There will be extremely stressful or painful days. Be it taking a walk, going to the beach, meditation, yoga, etc, you need an outlet on those days. Constant stress really has a negative effect on health and you will get all the problems in your 40s.

Learn to say NO

Clients can be unreasonable and ask for the impossible sometimes, or they can be unfair and ask for multiple rounds of changes, or they can be tyrannical and try to “art direct” you. If it gets to a point where it is too much, you can say NO, but do let your boss know the situation first and any reasonable boss will stand by you, and more often than not, if a boss is aware of a client from hell, they are more than happy to lose them.

Learn to say YES

If your boss ask you to go the extra mile once in a while, and as long as it is within reasonable limits and you can handle it, say yes. Because bosses remember these little moments and during times of promotion, these are the things that count.

Don’t stop learning

Success comes with hard work and practice. So don’t ever stop learning, til the day you die.

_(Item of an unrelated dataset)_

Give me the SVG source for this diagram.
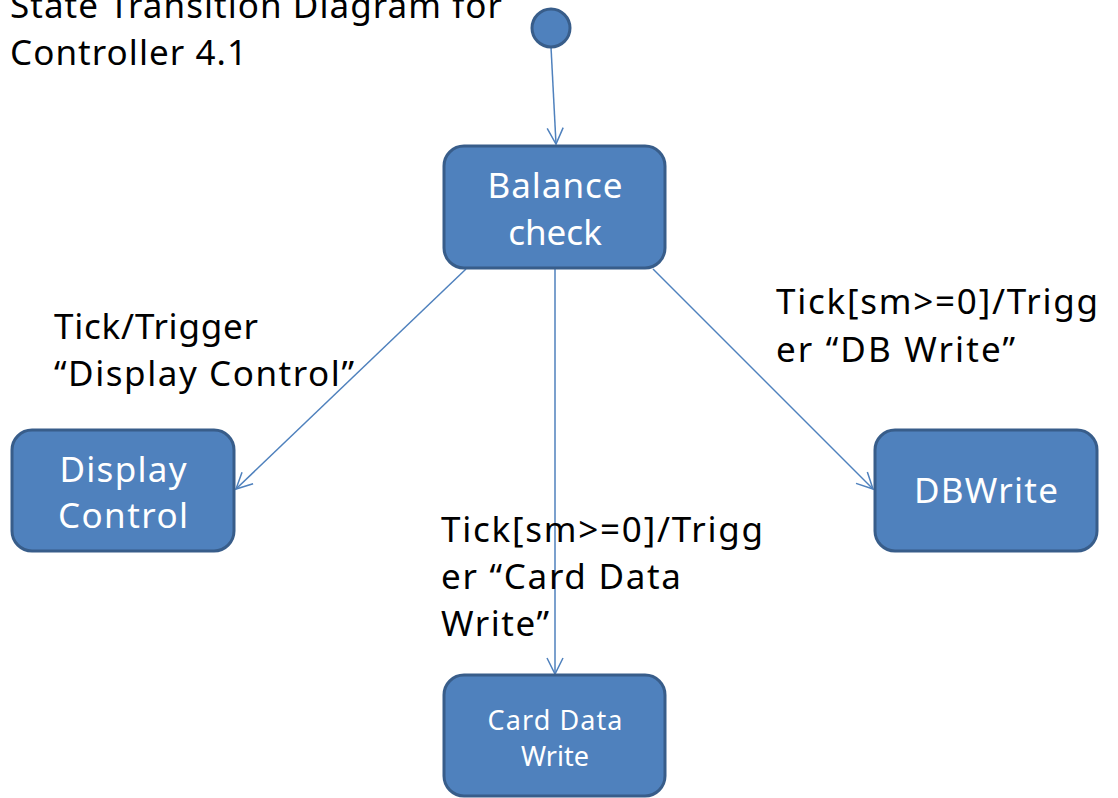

Inspiration comes from everywhere

Go to the museum, go watch a dance, go for an afternoon walk, go for a morning coffee.

Eat well and Exercise

I am guilty of NOT doing this enough but you should. Don’t wait until you fall sick. If you don’t have a healthy body, everything else doesn’t matter really.

Lastly, when things get tough and days get dark – Don’t give up. Because i promise you, it is true that when things hit rock bottom, it can really only get better, but only if you try to make it better and NOT stay in the darkness. Stop waiting for a tall, dark, handsome stranger because he might not even exist; make the best out of who you are with, because it might lead you to places you could never imagine and that is the beauty of commitment. And believe in karma, so always be kind to people no matter what.